Tue | Oct 17, 2017

Doing it for the likes?

Published:Monday | July 24, 2017 | 12:00 AMKimberly Goodall

Social media has easily become a public hotspot and a platform for business and personal fulfilment. Whereas Facebook, Twitter, YouTube, Pinterest, Instagram, and other social networks are an essential part of online lives, they seem to also be the creators of social media stars and celebrities.

Admittedly, social networks are a great approach to stay connected with others and provide moments of inspiration and companionship, but the recent overuse of these platforms by the 'Internet stars' to attract likes through the disclosure of their personal information is dangerous.

Chief Executive Officer of EduFocal Limited Gordon Swaby shares that while he thinks individuals overuse these platforms, he thinks that generation gaps play a major role in oversharing, for example, sharing what you had for lunch.

"There are some things that are clear no-nos. Always sharing your whereabouts on social media, whether you're young or old, is not something you should do. Whether it's right or wrong, what we post will influence how we are viewed by others. We have control over what we post so we should all be mindful about what we post on social media as it can act as an enabler or disabler, whether personally or professionally," Swaby expressed.

 

TYPES OF USERS

 

When it comes to social media, there are all sorts of users. There are the old hands, who have been around since hi5 started and have a good understanding of the acceptable ways to navigate all the relevant platforms. There are the newbies, who will tag you in family photos and leave comments like "Hey Lisa, tried calling your mom the other day, how is the family?" There are the lurkers, who are online all the time to see what people are doing but don't post much.
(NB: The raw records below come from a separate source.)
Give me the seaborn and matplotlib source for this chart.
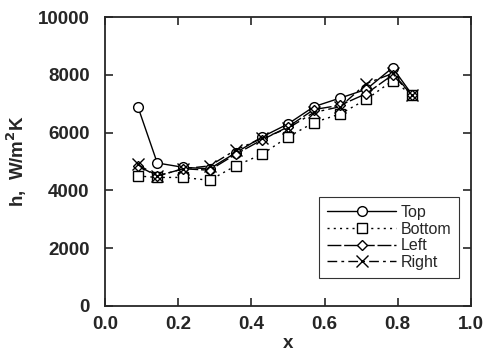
import numpy as np
import pandas as pd
import seaborn as sns
import matplotlib
matplotlib.use("Agg")
import matplotlib.pyplot as plt

x = [0.09, 0.143, 0.214, 0.286, 0.357, 0.429, 0.50, 0.571, 0.643, 0.714, 0.786, 0.84]
top = [6900, 4950, 4800, 4750, 5300, 5850, 6300, 6900, 7200, 7500, 8250, 7300]
bottom = [4500, 4450, 4450, 4350, 4850, 5250, 5850, 6350, 6650, 7150, 7800, 7300]
left = [4850, 4500, 4750, 4700, 5250, 5750, 6200, 6800, 6950, 7350, 8000, 7300]
right = [4900, 4500, 4750, 4850, 5400, 5800, 6150, 6700, 6900, 7700, 8050, 7300]

series = {"Top": top, "Bottom": bottom, "Left": left, "Right": right}
df = pd.concat([pd.DataFrame({"x": x, "h": v, "loc": k}) for k, v in series.items()])

sns.set_style("ticks")
plt.rcParams['font.family'] = ['Liberation Sans', 'DejaVu Sans']

fig = plt.figure(figsize=(4.88, 3.57), dpi=100)
ax = fig.add_axes([0.215, 0.143, 0.75, 0.809])

styles = {
    "Top": dict(marker="o", linestyle="-", ms=7),
    "Bottom": dict(marker="s", linestyle=(0, (1.5, 3)), ms=7),
    "Left": dict(marker="D", linestyle=(0, (10, 2)), ms=5.5),
    "Right": dict(marker="x", linestyle=(0, (7, 3, 2, 3)), ms=8),
}
for k in series:
    sub = df[df["loc"] == k]
    sns.lineplot(data=sub, x="x", y="h", ax=ax, color="black", lw=1.0,
                 mfc="white", mec="black", mew=1.0, label=k, **styles[k])

ax.set_xlim(0, 1.0)
ax.set_ylim(0, 10000)
ax.set_xticks(np.arange(0, 1.01, 0.2))
ax.set_yticks(np.arange(0, 10001, 2000))
ax.set_xticklabels([f"{t:.1f}" for t in np.arange(0, 1.01, 0.2)])
for lab in ax.get_xticklabels() + ax.get_yticklabels():
    lab.set_fontweight("bold")
    lab.set_fontsize(13.5)
ax.tick_params(direction="in", length=6, width=1.2, top=True, right=True)
ax.tick_params(axis="y", pad=11)
ax.tick_params(axis="x", pad=7)
for s in ax.spines.values():
    s.set_linewidth(1.3)
ax.set_xlabel("x", fontsize=13.5, fontweight="bold", labelpad=2)
ax.set_ylabel("h,  W/m$^\\mathbf{2}$K", fontsize=13.5, fontweight="bold", labelpad=6)

leg = ax.legend(loc="lower right", bbox_to_anchor=(0.99, 0.07), fontsize=11.5,
                frameon=True, fancybox=False, edgecolor="black", handlelength=4.3,
                borderpad=0.5, labelspacing=0.1, handletextpad=0.3)
leg.get_frame().set_linewidth(0.8)

plt.savefig("out.png", dpi=100)
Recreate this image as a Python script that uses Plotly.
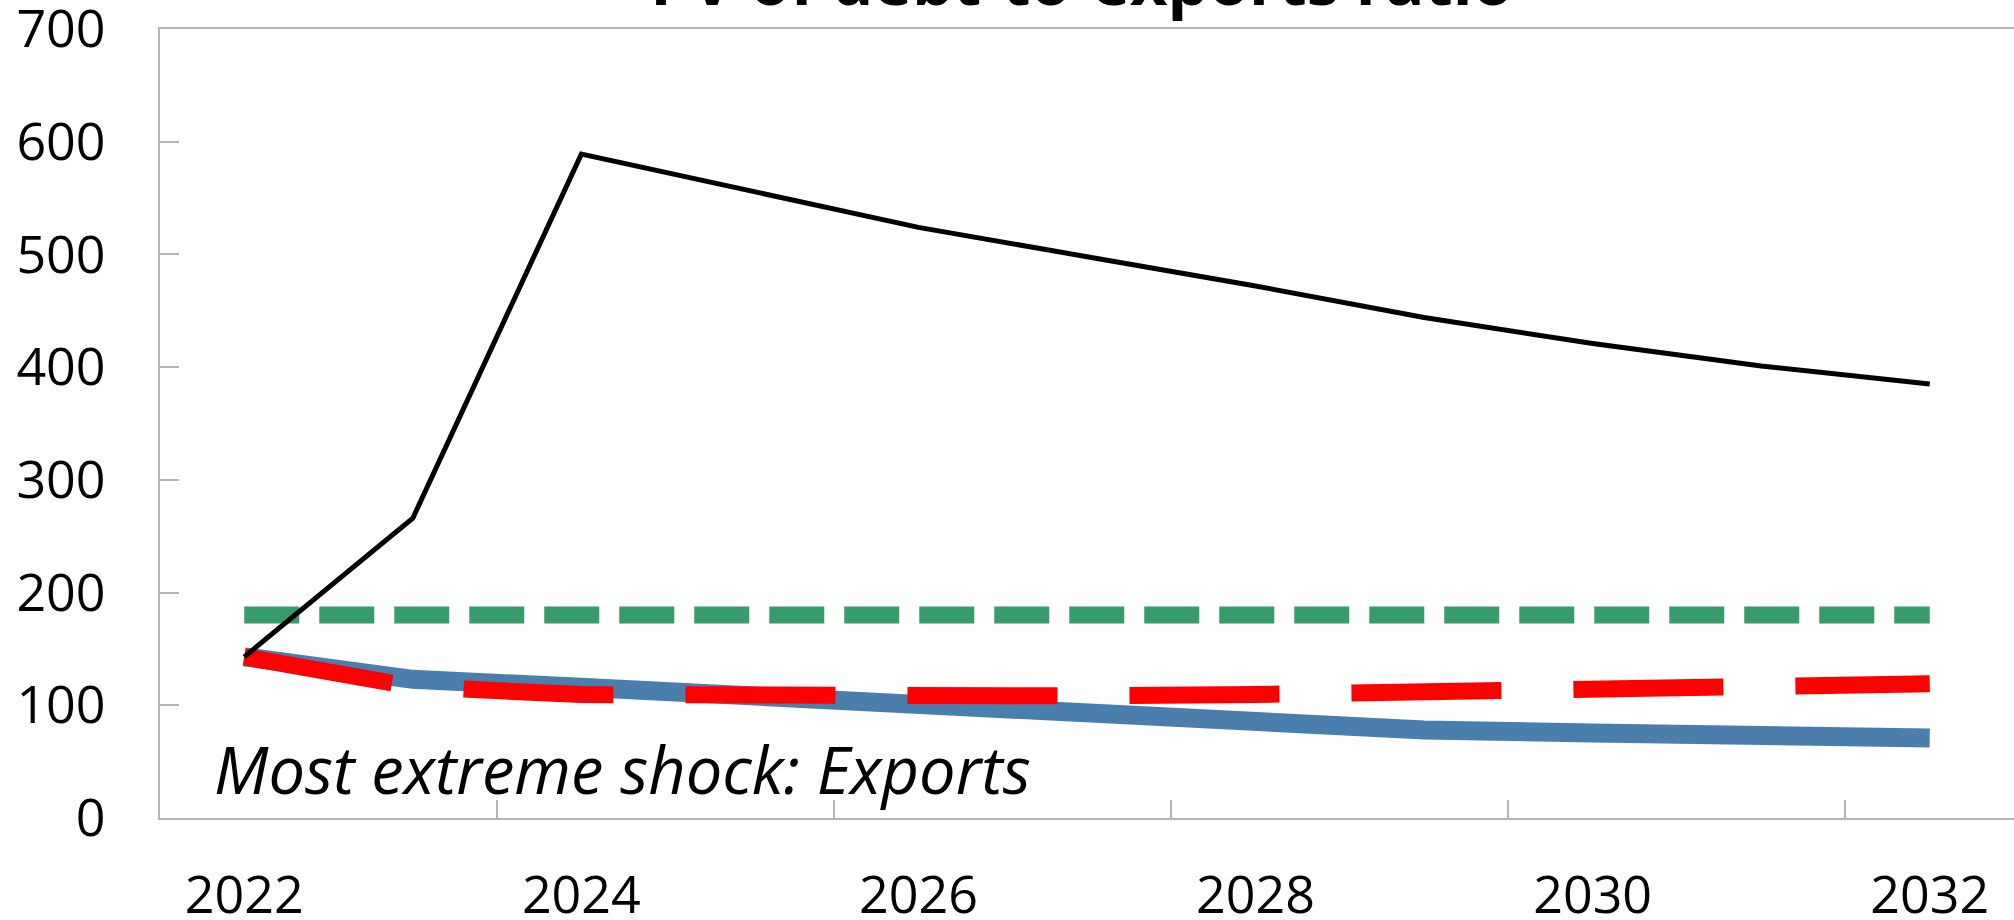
import plotly.graph_objects as go

# ---- data ----
years = [2022, 2023, 2024, 2025, 2026, 2027, 2028, 2029, 2030, 2031, 2032]
baseline = [143, 123, 116, 108, 100, 93.5, 86, 78, 75.5, 73, 71]
historical_scenario = [143, 116.5, 109.5, 108, 107, 108.3, 109.6, 111, 113.1, 116.7, 119.1]
most_extreme_shock = [143, 266, 589, 556, 524, 498, 472, 444, 421, 401, 385]
threshold = [180, 180, 180, 180, 180, 180, 180, 180, 180, 180, 180]

x_tick_years = [2022, 2024, 2026, 2028, 2030, 2032]
x_tick_labels = ["2022", "2024", "2026", "2028", "2030", "2032"]
x_boundaries = [2023.5, 2025.5, 2027.5, 2029.5, 2031.5]
y_ticks = [0, 100, 200, 300, 400, 500, 600, 700]

title_text = "PV of debt-to-exports ratio"
note_text = "Most extreme shock: Exports"

AXIS = "#b4b4b8"
FONT = "Open Sans"

fig = go.Figure()
fig.add_trace(go.Scatter(x=years, y=threshold, mode="lines", name="Threshold",
                         line=dict(color="#379c6b", width=17, dash="55px,20px")))
fig.add_trace(go.Scatter(x=years, y=baseline, mode="lines", name="Baseline",
                         line=dict(color="#4a7fad", width=19)))
fig.add_trace(go.Scatter(x=years, y=historical_scenario, mode="lines", name="Historical scenario",
                         line=dict(color="#ff0000", width=17, dash="150px,72px")))
fig.add_trace(go.Scatter(x=years, y=most_extreme_shock, mode="lines", name="Most extreme shock",
                         line=dict(color="#000000", width=5)))

fig.update_layout(
    width=2014, height=920,
    margin=dict(l=160, r=0, t=29, b=102, pad=0, autoexpand=False),
    paper_bgcolor="white", plot_bgcolor="white",
    showlegend=False,
    font=dict(family=FONT, size=52, color="black"),
    title=dict(text="<b>" + title_text + "</b>", x=0.537, xanchor="center",
               y=1 - 5 / 920, yref="container", yanchor="bottom", automargin=False,
               font=dict(family=FONT, size=65, color="black")),
    xaxis=dict(range=[2021.5, 2032.5], tickmode="array", tickvals=x_tick_years,
               ticktext=x_tick_labels, ticks="", showline=True, linecolor=AXIS,
               linewidth=2, mirror=True, showgrid=False, zeroline=False,
               automargin=False, ticklabeloverflow="allow",
               ticklabelstandoff=31,
               minor=dict(tickmode="array", tickvals=x_boundaries, ticks="inside",
                          ticklen=18, tickwidth=2, tickcolor=AXIS, showgrid=False)),
    yaxis=dict(range=[0, 700], tickmode="array", tickvals=y_ticks, ticks="inside",
               ticklen=19, tickwidth=2, tickcolor=AXIS, showline=True, linecolor=AXIS,
               linewidth=2, showgrid=False, zeroline=False, ticklabelstandoff=42,
               automargin=False, ticklabeloverflow="allow"),
    annotations=[dict(text="<i>" + note_text + "</i>", xref="paper", yref="paper",
                      x=0.028, y=0.004, xanchor="left", yanchor="bottom", showarrow=False,
                      font=dict(family=FONT, size=65, color="black"))],
)

# remove the page's default body margin so the figure fills the window exactly
fig.write_html("out.html", config={"displayModeBar": False},
               post_script="document.body.style.margin='0';document.body.style.overflow='hidden';")
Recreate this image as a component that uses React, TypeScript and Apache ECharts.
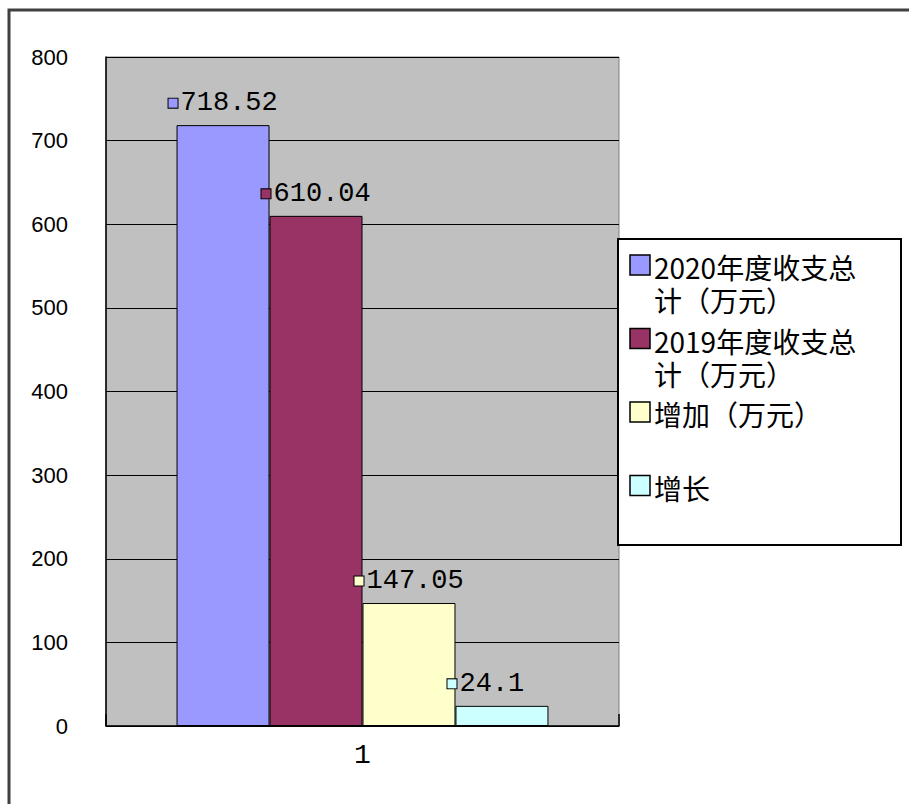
import React, { useEffect, useRef } from "react";
import * as echarts from "echarts";

const categories = ["1"];
const seriesNames = [
  "2020年度收支总计（万元）",
  "2019年度收支总计（万元）",
  "增加（万元）",
  "增长",
];
const seriesValues = [718.52, 610.04, 147.05, 24.1];
const seriesColors = ["#9999FF", "#993366", "#FFFFCC", "#CCFFFF"];
const yMin = 0;
const yMax = 800;
const yInterval = 100;

const GRID = { left: 106, top: 57, right: 619, bottom: 726 };

export default function App() {
  const ref = useRef<HTMLDivElement>(null);

  useEffect(() => {
    if (!ref.current) return;
    const chart = echarts.init(ref.current, undefined, { renderer: "svg" });

    const series = seriesNames.map((name, i) => ({
      name,
      type: "bar",
      data: [seriesValues[i]],
      barGap: "0%",
      barCategoryGap: "27.5%",
      itemStyle: { color: seriesColors[i], borderColor: "#000", borderWidth: 1 },
      label: {
        show: true,
        position: [-8, -22],
        align: "left",
        verticalAlign: "middle",
        formatter: (p: any) => `{s| }{v|${p.value}}`,
        rich: {
          s: {
            width: 9,
            height: 9,
            lineHeight: 9,
            backgroundColor: seriesColors[i],
            borderColor: "#000",
            borderWidth: 1,
            verticalAlign: "middle",
          },
          v: {
            fontFamily: "Liberation Mono",
            fontSize: 27,
            lineHeight: 30,
            color: "#000",
            padding: [0, 0, 0, 3],
            verticalAlign: "middle",
          },
        },
      },
    }));

    // legend drawn as graphic
    const legendX = 618;
    const legendY = 239;
    const legendW = 283;
    const legendH = 306;
    const rowStart = 267;
    const itemStep = 73.5;
    const lineStep = 33;
    const legendChildren: any[] = [
      {
        type: "rect",
        shape: { x: legendX, y: legendY, width: legendW, height: legendH },
        style: { fill: "#fff", stroke: "#000", lineWidth: 2 },
      },
    ];
    seriesNames.forEach((name, i) => {
      const lines = name.length > 9 ? [name.slice(0, 9), name.slice(9)] : [name];
      const cy = rowStart + i * itemStep;
      legendChildren.push({
        type: "rect",
        shape: { x: 630, y: cy - 12, width: 20, height: 20 },
        style: { fill: seriesColors[i], stroke: "#000", lineWidth: 1.5 },
      });
      legendChildren.push({
        type: "text",
        x: 654,
        y: cy - lineStep / 2,
        style: {
          text: lines.join("\n"),
          fontFamily: "Noto Sans CJK SC",
          fontSize: 28,
          lineHeight: lineStep,
          fill: "#000",
          verticalAlign: "top",
          align: "left",
        },
      });
    });

    chart.setOption({
      animation: false,
      backgroundColor: "#fff",
      grid: {
        left: GRID.left,
        top: GRID.top,
        width: GRID.right - GRID.left,
        height: GRID.bottom - GRID.top,
        show: true,
        backgroundColor: "#C0C0C0",
        borderColor: "#808080",
        borderWidth: 1,
      },
      xAxis: {
        type: "category",
        data: categories,
        axisLine: { show: true, lineStyle: { color: "#000", width: 1.5 } },
        axisTick: { show: true, inside: true, length: 12, lineStyle: { color: "#000", width: 1.5 } },
        axisLabel: {
          fontFamily: "Liberation Mono",
          fontSize: 28,
          color: "#000",
          margin: 15,
        },
      },
      yAxis: {
        type: "value",
        min: yMin,
        max: yMax,
        interval: yInterval,
        axisLine: { show: true, lineStyle: { color: "#000", width: 1.5 } },
        axisTick: { show: false },
        splitLine: { show: true, lineStyle: { color: "#000", width: 1.2 } },
        axisLabel: {
          fontFamily: "Liberation Sans",
          fontSize: 22,
          color: "#000",
          margin: 38,
        },
      },
      series,
      graphic: [
        {
          type: "rect",
          z: 100,
          silent: true,
          shape: { x: 9, y: 10, width: 960, height: 900 },
          style: { fill: "none", stroke: "#404040", lineWidth: 3 },
        },
        { type: "group", z: 50, children: legendChildren },
      ],
    });

    return () => chart.dispose();
  }, []);

  return (
    <div
      ref={ref}
      style={{ position: "fixed", left: 0, top: 0, width: 909, height: 804 }}
    />
  );
}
And then there are the people who live and breathe social media, to the point where a meal can't be eaten or a gym workout completed without the whole world knowing.

This can be annoying on a personal level, it can be harmful for businesses and personal brands as followers lose interest in the constant updates.

According to Dr Marcia Forbes, co-founder and co-owner of Phase Three Productions Limited and author of STREAMING: Social Media, Mobile Lifestyles, "So much has changed over the past decade since social media began to embed deep roots into what has become our very mobile lifestyles. The combination/convergence of mobile devices (cell phones, tablets etc.) and social media platforms has forever changed our world."

Even before her book, Forbes had started to see and hear Jamaicans concerning some of the challenges of privacy, security, and online bullying. Her book highlights 'Facebook Faceoffs by Females', as well as how boys use the network to flirt. As noted, "For many poor boys, therefore, Facebook is not a distraction ... . They use it to 'show and tell' their way into financial support, aided by webcams to display their strongest assets - their bodies."

Through her research, Forbes believes that only material that you don't mind going public, even viral and use to create memes should be posted on social media sites.

"The ways in which social media postings have come back to hurt and haunt people should make sensitivity in posts self-evident to all," she told Flair.